- The task:
The lines from the top of the material through the line with "shares = [23, 21, 20, 11, 10, 8, 7]" are to be set down exactly. Leave the pictures out.

- Available data:
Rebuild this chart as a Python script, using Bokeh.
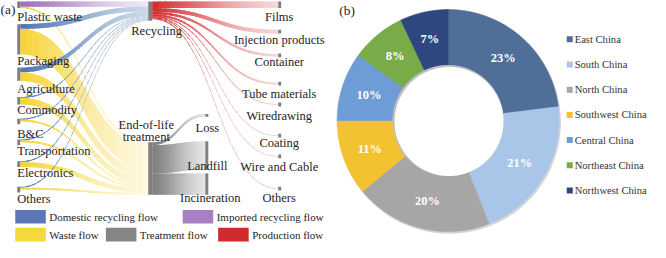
import numpy as np
from bokeh.plotting import figure
from bokeh.models import Range1d
from bokeh.core.properties import value
from bokeh.embed import file_html
from bokeh.resources import INLINE

# ---------------- data: (a) material flows ----------------
sources = ["Plastic waste", "Packaging", "Agriculture", "Commodity", "B&C",
           "Transportation", "Electronics", "Others"]
imported_recycling = [5.5, 0, 0, 0, 0, 0, 0, 0]
domestic_recycling = [0, 5, 5, 1, 1, 1, 1, 1]
waste_flow = [1.5, 27, 9, 7, 2, 2, 5, 2]

products = ["Films", "Injection products", "Container", "Tube materials",
            "Wiredrawing", "Coating", "Wire and Cable", "Others"]
production_flow = [7, 4, 2.5, 2, 1, 0.7, 0.7, 0.9]

treatments = ["Loss", "Landfill", "Incineration"]
treatment_flow = [3, 30, 22.5]

flow_legend = ["Domestic recycling flow", "Imported recycling flow", "Waste flow",
               "Treatment flow", "Production flow"]

# ---------------- data: (b) regional shares ----------------
regions = ["East China", "South China", "North China", "Southwest China",
           "Central China", "Northeast China", "Northwest China"]
shares = [23, 21, 20, 11, 10, 8, 7]

# ---------------- styles / layout ----------------
region_colors = ["#4F6E98", "#A9C5E8", "#A6A6A6", "#F2C230", "#6E9CD6", "#79AB48", "#2F477E"]
legend_colors = ["#5B77B8", "#A77FC2", "#F5D83A", "#858585", "#D12A2E"]
C_BLUE, C_PURPLE, C_YELLOW, C_GRAY, C_RED = "#4A74B0", "#9B6CB8", "#F6D22E", "#7C7C7C", "#D3262A"
NODE = "#7F7F7F"
TXT = "#1E1E1E"

W, H = 650, 242
X0, X1 = 3.0, 663.0
Y0, Y1 = 1.0, 257.0
sx, sy = W / (X1 - X0), H / (Y1 - Y0)
FONT = value("Liberation Serif")

SRC_X, SRC_W = 20, 3
src_top = [2, 26, 72, 103, 126, 148, 171, 198]
src_label_y = [18, 65, 95, 117, 142, 160, 184, 211]
MID_X, MID_W = 153, 4
REC_TOP, EOL_TOP = 2, 151
PROD_X, PROD_W = 285, 3
prod_top = [2, 32, 57, 87, 109, 142, 164, 198]
prod_label_y = [18, 43, 66, 100, 123, 152, 177, 210]
TRT_X, TRT_W = 211, 3
trt_top = [121, 150, 184]
trt_label_xy = [(213, 136), (213, 176), (216, 210)]

p = figure(width=W, height=H, x_range=Range1d(X0, X1), y_range=Range1d(Y1, Y0),
           output_backend="svg", toolbar_location=None, min_border=0,
           x_axis_location=None, y_axis_location=None)
p.grid.visible = False
p.outline_line_color = None
p.background_fill_color = "white"
p.border_fill_color = "white"


def mix(c, f):
    r, g, b = (int(c[i:i + 2], 16) for i in (1, 3, 5))
    return "#%02x%02x%02x" % tuple(int(round(v + (255 - v) * f)) for v in (r, g, b))


layers = {}


def ribbon(layer, x0, a0, b0, x1, a1, b1, base, fmax, gamma=0.8, n=30):
    xs_l, ys_l, c_l = layers.setdefault(layer, ([], [], []))
    xm = (x0 + x1) / 2.0
    for i in range(n):
        t0, t1 = i / n, min((i + 1.6) / n, 1.0)
        tt = np.linspace(t0, t1, 5)
        bx = x0 * (1 - tt) ** 3 + 3 * xm * (1 - tt) ** 2 * tt + 3 * xm * (1 - tt) * tt ** 2 + x1 * tt ** 3
        s = 3 * tt ** 2 - 2 * tt ** 3
        top = a0 + (a1 - a0) * s
        bot = b0 + (b1 - b0) * s
        xs_l.append(list(bx) + list(bx[::-1]))
        ys_l.append(list(top) + list(bot[::-1]))
        c_l.append(mix(base, fmax * ((i + 0.5) / n) ** gamma))


# --- source -> recycling / end-of-life ---
rec_y = REC_TOP
for i in range(len(sources)):
    if imported_recycling[i] > 0:
        y = src_top[i]
        v = imported_recycling[i]
        ribbon("purple", SRC_X + SRC_W, y, y + v, MID_X, rec_y, rec_y + v, C_PURPLE, 0.85)
        rec_y += v
eol_y = EOL_TOP
src_bar_h = []
for i in range(len(sources)):
    y = src_top[i] + imported_recycling[i]
    v = domestic_recycling[i]
    if v > 0:
        ribbon("blue", SRC_X + SRC_W, y, y + v, MID_X, rec_y, rec_y + v, C_BLUE, 0.72)
        rec_y += v
    y += v
    w = waste_flow[i]
    ribbon("yellow", SRC_X + SRC_W, y, y + w, MID_X, eol_y, eol_y + w, C_YELLOW, 0.85, 0.7)
    eol_y += w
    src_bar_h.append(max(imported_recycling[i] + domestic_recycling[i] + w, 6))
rec_h = rec_y - REC_TOP
eol_h = eol_y - EOL_TOP

# --- recycling -> products ---
y = REC_TOP
prod_bar_h = []
for j in range(len(products)):
    v = production_flow[j]
    bh = max(v, 4)
    prod_bar_h.append(bh)
    ty = prod_top[j] + (bh - v) / 2
    ribbon("red", MID_X + MID_W, y, y + v, PROD_X, ty, ty + v, C_RED, 0.82, 0.75)
    y += v
prod_total = y - REC_TOP

# --- end-of-life -> treatment ---
y = EOL_TOP
for k in range(len(treatments)):
    v = treatment_flow[k]
    ribbon("gray", MID_X + MID_W, y, y + v, TRT_X, trt_top[k], trt_top[k] + v, C_GRAY, 0.8, 0.9)
    y += v

for layer in ["yellow", "gray", "red", "purple", "blue"]:
    xs_l, ys_l, c_l = layers[layer]
    p.patches(xs_l, ys_l, fill_color=c_l, line_color=None)

# --- node bars ---
p.quad(left=[SRC_X] * len(sources), right=[SRC_X + SRC_W] * len(sources),
       top=src_top, bottom=[t + h for t, h in zip(src_top, src_bar_h)], fill_color=NODE, line_color=None)
p.quad(left=[MID_X, MID_X], right=[MID_X + MID_W] * 2,
       top=[REC_TOP, EOL_TOP], bottom=[REC_TOP + max(rec_h, prod_total), EOL_TOP + eol_h],
       fill_color=NODE, line_color=None)
p.quad(left=[PROD_X] * len(products), right=[PROD_X + PROD_W] * len(products),
       top=prod_top, bottom=[t + h for t, h in zip(prod_top, prod_bar_h)], fill_color=NODE, line_color=None)
p.quad(left=[TRT_X] * 3, right=[TRT_X + TRT_W] * 3,
       top=trt_top, bottom=[t + max(v, 3) for t, v in zip(trt_top, treatment_flow)],
       fill_color=NODE, line_color=None)

# --- node labels ---
lab = dict(text_font=FONT, text_font_size="12.5px", text_color=TXT, text_baseline="middle")
p.text(x=[SRC_X] * len(sources), y=src_label_y, text=sources, text_align="left", **lab)
p.text(x=[PROD_X + 1] * len(products), y=prod_label_y, text=products, text_align="center", **lab)
p.text(x=[t[0] for t in trt_label_xy], y=[t[1] for t in trt_label_xy], text=treatments,
       text_align="center", **lab)
p.text(x=[161.5, 151, 151], y=[33, 133, 145], text=["Recycling", "End-of-life", "treatment"],
       text_align="center", **lab)
p.text(x=[3, 347], y=[10, 12], text=["(a)", "(b)"], text_align="left",
       text_font=FONT, text_font_size="13.5px", text_color=TXT, text_baseline="middle")

# --- flow legend ---
leg_x = [18, 188, 18, 110, 224]
leg_y = [230, 230, 249, 249, 249]
p.quad(left=leg_x, right=[x + 31 for x in leg_x], top=[y - 7.5 for y in leg_y],
       bottom=[y + 7 for y in leg_y], fill_color=legend_colors, line_color=None)
p.text(x=[x + 34.5 for x in leg_x], y=leg_y, text=flow_legend, text_align="left",
       text_font=FONT, text_font_size="11px", text_color=TXT, text_baseline="middle")

# ---------------- (b) donut ----------------
cx, cy = 457.5, 128.0
R_OUT, R_IN = 111.0, 55.5  # screen px
frac = np.cumsum([0] + shares) / float(sum(shares)) * 2 * np.pi
ring = np.linspace(0, 2 * np.pi, 240)

# faint outer shadow
p.patch(cx + 1.2 / sx + (R_OUT + 0.6) / sx * np.sin(ring), cy + 1.6 / sy - (R_OUT + 0.6) / sy * np.cos(ring),
        fill_color="#d6d6d6", line_color=None)

dx, dy, dc = [], [], []
for k in range(len(shares)):
    a = np.linspace(frac[k], frac[k + 1], 80)
    ox = cx + R_OUT / sx * np.sin(a)
    oy = cy - R_OUT / sy * np.cos(a)
    ix = cx + R_IN / sx * np.sin(a[::-1])
    iy = cy - R_IN / sy * np.cos(a[::-1])
    dx.append(list(ox) + list(ix))
    dy.append(list(oy) + list(iy))
    dc.append(region_colors[k])
p.patches(dx, dy, fill_color=dc, line_color=dc, line_width=0.6)

# hole with slight inner shadow
p.patch(cx + R_IN / sx * np.sin(ring), cy - R_IN / sy * np.cos(ring), fill_color="#bdbdbd", line_color=None)
p.patch(cx + 0.9 / sx + (R_IN - 1.0) / sx * np.sin(ring), cy + 0.9 / sy - (R_IN - 1.0) / sy * np.cos(ring),
        fill_color="white", line_color=None)

mid = (frac[:-1] + frac[1:]) / 2
RL = (R_OUT + R_IN) / 2
p.text(x=cx + RL / sx * np.sin(mid), y=cy - RL / sy * np.cos(mid), text=[f"{s}%" for s in shares],
       text_align="center", text_baseline="middle", text_font=FONT, text_font_size="12.5px",
       text_font_style="bold", text_color="white")

# donut legend
ly = [42 + 26.67 * i for i in range(len(regions))]
p.scatter(x=[581] * len(regions), y=ly, marker="square", size=6, fill_color=region_colors, line_color=None)
p.text(x=[586] * len(regions), y=ly, text=regions, text_align="left", text_baseline="middle",
       text_font=FONT, text_font_size="10.6px", text_color="#333333")

open("out.html", "w").write(file_html(p, INLINE))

- Output of the task:
Rebuild this chart as a Python script, using Bokeh.
import numpy as np
from bokeh.plotting import figure
from bokeh.models import Range1d
from bokeh.core.properties import value
from bokeh.embed import file_html
from bokeh.resources import INLINE

# ---------------- data: (a) material flows ----------------
sources = ["Plastic waste", "Packaging", "Agriculture", "Commodity", "B&C",
           "Transportation", "Electronics", "Others"]
imported_recycling = [5.5, 0, 0, 0, 0, 0, 0, 0]
domestic_recycling = [0, 5, 5, 1, 1, 1, 1, 1]
waste_flow = [1.5, 27, 9, 7, 2, 2, 5, 2]

products = ["Films", "Injection products", "Container", "Tube materials",
            "Wiredrawing", "Coating", "Wire and Cable", "Others"]
production_flow = [7, 4, 2.5, 2, 1, 0.7, 0.7, 0.9]

treatments = ["Loss", "Landfill", "Incineration"]
treatment_flow = [3, 30, 22.5]

flow_legend = ["Domestic recycling flow", "Imported recycling flow", "Waste flow",
               "Treatment flow", "Production flow"]

# ---------------- data: (b) regional shares ----------------
regions = ["East China", "South China", "North China", "Southwest China",
           "Central China", "Northeast China", "Northwest China"]
shares = [23, 21, 20, 11, 10, 8, 7]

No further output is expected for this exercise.